The only issues I found while doing this is that by default, the root filesystem comes up as read-only, you need to remount it read-write unless you don't intend to write to the disk.
Also, if you want to use the /proc filesystem (which I do), you'll need to mount that too.
Denis Oliver Kropp wrote:
Quoting Henric Andersson ([EMAIL PROTECTED]):
>Quoting Henric Andersson ([EMAIL PROTECTED]): >> Has anyone executed a DirectFB program from init? That is, via the >> kerneloption init= ?
>> The reason I'm asking is that I'm trying to, and for some odd reason it just >> won't work. I get a blank screen and nothing more. When I run the same app >> from /bin/sh (actually busybox) which in turn is running as a init >> replacement, everything is working.
>> I just thought I would ask before I spend the next week on a problem that >> already was solved ;)
>> Any tips, hints and advice when running as process 1 is also welcomed (but >> then I guess the reply should be private since it's a bit off-topic)
> Once I tried that I came to the conclusion that the init process > cannot create threads. It blocks in pthread_create() IIRC.

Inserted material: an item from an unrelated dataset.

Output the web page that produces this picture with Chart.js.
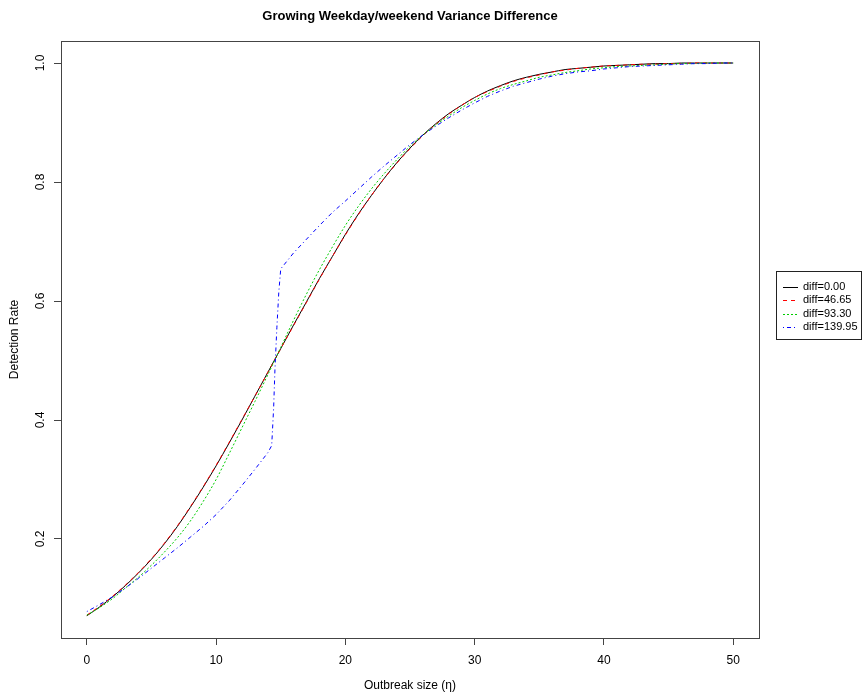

Hmm... odd, since init is the one process which spawns everything else (or am I wrong) .. Also, before I initialize and use DirectFB, I call system() to do some things, and if I remember correctly, system() does fork() to perform it duties.
Maybe it's pthreads that is at fault here?
fork() calls clone() with different arguments than pthread_create() does, maybe it's forbidden or a kernel bug.